Work required: Quote verbatim every line from the line containing "Emit a LaTeX" to the line containing "(lvlB) at (0,414);", inclusive of both, and no other line.

Excerpted data:
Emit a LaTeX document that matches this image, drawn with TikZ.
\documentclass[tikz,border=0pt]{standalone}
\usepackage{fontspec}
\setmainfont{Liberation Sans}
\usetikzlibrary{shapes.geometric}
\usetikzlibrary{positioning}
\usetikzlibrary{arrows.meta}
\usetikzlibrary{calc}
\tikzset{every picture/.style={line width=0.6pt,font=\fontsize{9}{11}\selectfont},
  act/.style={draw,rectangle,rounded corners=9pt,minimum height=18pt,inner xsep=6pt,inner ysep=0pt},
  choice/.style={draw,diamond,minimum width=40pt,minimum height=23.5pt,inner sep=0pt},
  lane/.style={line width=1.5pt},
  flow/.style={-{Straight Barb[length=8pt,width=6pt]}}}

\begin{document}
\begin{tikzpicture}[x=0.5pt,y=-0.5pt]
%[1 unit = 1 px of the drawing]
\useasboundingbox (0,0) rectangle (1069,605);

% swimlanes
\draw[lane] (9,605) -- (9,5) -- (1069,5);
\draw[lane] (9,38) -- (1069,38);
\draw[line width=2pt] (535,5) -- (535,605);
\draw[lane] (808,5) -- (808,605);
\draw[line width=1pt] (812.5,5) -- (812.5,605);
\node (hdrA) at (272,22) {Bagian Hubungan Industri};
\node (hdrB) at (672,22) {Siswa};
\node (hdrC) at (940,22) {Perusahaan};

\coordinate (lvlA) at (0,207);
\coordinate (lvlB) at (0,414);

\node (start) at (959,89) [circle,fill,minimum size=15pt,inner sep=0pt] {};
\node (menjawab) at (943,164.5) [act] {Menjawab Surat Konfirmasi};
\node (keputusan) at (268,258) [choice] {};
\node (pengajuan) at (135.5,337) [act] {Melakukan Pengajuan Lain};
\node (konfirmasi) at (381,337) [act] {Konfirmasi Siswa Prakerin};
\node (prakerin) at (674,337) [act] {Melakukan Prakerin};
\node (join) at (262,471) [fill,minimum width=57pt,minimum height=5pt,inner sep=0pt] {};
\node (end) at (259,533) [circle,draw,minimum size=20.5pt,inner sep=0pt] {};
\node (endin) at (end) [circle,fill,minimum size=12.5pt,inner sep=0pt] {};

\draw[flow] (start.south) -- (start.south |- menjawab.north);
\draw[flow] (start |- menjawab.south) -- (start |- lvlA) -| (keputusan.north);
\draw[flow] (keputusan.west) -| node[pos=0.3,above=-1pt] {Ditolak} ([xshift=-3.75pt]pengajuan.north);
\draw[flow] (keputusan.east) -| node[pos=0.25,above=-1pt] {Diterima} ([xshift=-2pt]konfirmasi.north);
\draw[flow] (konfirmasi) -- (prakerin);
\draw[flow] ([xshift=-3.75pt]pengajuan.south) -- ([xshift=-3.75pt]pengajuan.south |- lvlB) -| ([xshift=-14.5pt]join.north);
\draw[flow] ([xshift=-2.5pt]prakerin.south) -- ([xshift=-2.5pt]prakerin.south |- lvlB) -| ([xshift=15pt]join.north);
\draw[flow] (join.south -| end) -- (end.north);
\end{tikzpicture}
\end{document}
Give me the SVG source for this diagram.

--

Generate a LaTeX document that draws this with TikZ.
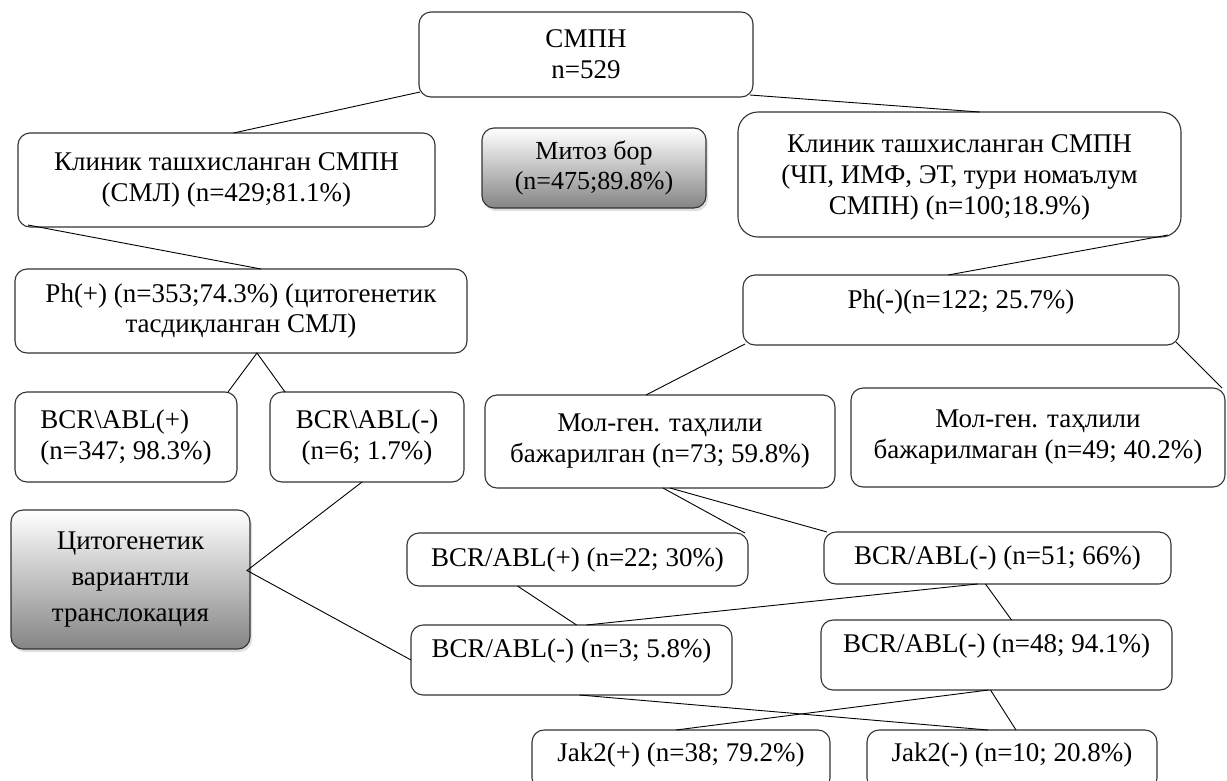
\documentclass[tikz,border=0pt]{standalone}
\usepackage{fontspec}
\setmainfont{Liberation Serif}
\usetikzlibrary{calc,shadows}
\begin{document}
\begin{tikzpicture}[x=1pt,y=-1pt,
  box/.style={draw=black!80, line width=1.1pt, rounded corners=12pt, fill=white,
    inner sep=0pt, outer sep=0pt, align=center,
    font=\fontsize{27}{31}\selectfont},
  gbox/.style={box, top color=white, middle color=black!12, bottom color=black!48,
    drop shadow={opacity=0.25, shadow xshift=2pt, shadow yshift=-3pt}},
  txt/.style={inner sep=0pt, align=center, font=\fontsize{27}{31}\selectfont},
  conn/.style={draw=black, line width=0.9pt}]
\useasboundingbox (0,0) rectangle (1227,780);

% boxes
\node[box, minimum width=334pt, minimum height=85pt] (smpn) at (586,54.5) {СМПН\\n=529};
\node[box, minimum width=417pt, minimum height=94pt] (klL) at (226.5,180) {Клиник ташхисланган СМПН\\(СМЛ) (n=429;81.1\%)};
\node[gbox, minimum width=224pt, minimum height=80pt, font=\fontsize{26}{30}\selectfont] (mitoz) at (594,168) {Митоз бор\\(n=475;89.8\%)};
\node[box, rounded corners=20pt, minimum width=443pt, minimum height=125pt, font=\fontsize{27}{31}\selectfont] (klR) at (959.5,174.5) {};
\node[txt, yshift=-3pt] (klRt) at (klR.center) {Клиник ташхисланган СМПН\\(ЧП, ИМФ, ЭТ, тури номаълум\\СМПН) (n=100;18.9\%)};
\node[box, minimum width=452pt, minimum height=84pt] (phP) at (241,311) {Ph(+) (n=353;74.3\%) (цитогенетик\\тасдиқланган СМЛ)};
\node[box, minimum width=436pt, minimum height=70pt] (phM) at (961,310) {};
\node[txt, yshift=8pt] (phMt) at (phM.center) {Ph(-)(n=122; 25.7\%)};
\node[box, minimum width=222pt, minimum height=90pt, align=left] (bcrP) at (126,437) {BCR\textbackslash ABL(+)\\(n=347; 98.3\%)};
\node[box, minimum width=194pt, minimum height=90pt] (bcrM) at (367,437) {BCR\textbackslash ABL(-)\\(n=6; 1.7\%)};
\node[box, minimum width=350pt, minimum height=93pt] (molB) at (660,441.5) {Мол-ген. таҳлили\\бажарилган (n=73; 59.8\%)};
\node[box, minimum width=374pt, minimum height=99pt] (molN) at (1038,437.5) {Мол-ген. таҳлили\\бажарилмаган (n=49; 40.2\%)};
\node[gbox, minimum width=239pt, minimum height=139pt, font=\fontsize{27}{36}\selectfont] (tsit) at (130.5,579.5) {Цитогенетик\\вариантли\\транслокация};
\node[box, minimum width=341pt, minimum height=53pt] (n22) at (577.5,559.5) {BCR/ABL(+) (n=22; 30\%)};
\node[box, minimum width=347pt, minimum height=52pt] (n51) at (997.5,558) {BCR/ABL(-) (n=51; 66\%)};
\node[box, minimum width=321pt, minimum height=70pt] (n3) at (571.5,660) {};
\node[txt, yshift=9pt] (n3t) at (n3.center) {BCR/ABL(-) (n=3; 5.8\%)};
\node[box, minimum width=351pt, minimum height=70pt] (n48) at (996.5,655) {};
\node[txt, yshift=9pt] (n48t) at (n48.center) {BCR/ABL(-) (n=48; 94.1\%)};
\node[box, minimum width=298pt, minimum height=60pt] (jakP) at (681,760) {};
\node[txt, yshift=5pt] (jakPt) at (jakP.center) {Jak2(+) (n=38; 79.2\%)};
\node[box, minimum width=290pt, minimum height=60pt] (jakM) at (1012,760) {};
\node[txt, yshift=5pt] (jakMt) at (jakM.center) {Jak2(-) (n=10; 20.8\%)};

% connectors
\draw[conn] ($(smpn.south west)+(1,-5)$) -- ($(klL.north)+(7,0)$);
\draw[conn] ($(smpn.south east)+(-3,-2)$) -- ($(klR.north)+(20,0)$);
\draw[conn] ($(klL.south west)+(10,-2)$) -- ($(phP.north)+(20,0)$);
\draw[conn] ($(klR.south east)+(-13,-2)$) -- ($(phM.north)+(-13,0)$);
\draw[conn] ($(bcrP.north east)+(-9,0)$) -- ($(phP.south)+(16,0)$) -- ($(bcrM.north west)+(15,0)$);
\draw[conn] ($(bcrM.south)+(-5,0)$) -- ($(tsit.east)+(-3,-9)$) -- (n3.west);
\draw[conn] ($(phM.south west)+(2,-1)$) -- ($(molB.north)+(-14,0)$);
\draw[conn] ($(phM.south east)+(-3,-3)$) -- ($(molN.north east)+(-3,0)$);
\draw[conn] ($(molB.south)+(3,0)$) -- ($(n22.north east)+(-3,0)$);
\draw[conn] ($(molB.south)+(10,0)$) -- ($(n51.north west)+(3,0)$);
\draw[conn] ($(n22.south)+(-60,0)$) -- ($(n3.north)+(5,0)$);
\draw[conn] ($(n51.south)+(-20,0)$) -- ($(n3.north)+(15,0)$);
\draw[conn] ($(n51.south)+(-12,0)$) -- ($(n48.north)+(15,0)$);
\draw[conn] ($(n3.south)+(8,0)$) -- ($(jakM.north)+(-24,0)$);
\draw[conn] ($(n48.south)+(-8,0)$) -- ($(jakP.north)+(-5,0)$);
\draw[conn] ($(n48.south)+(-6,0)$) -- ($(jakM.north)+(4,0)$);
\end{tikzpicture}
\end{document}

Reply to the exercise:
Emit a LaTeX document that matches this image, drawn with TikZ.
\documentclass[tikz,border=0pt]{standalone}
\usepackage{fontspec}
\setmainfont{Liberation Sans}
\usetikzlibrary{shapes.geometric}
\usetikzlibrary{positioning}
\usetikzlibrary{arrows.meta}
\usetikzlibrary{calc}
\tikzset{every picture/.style={line width=0.6pt,font=\fontsize{9}{11}\selectfont},
  act/.style={draw,rectangle,rounded corners=9pt,minimum height=18pt,inner xsep=6pt,inner ysep=0pt},
  choice/.style={draw,diamond,minimum width=40pt,minimum height=23.5pt,inner sep=0pt},
  lane/.style={line width=1.5pt},
  flow/.style={-{Straight Barb[length=8pt,width=6pt]}}}

\begin{document}
\begin{tikzpicture}[x=0.5pt,y=-0.5pt]
%[1 unit = 1 px of the drawing]
\useasboundingbox (0,0) rectangle (1069,605);

% swimlanes
\draw[lane] (9,605) -- (9,5) -- (1069,5);
\draw[lane] (9,38) -- (1069,38);
\draw[line width=2pt] (535,5) -- (535,605);
\draw[lane] (808,5) -- (808,605);
\draw[line width=1pt] (812.5,5) -- (812.5,605);
\node (hdrA) at (272,22) {Bagian Hubungan Industri};
\node (hdrB) at (672,22) {Siswa};
\node (hdrC) at (940,22) {Perusahaan};

\coordinate (lvlA) at (0,207);
\coordinate (lvlB) at (0,414);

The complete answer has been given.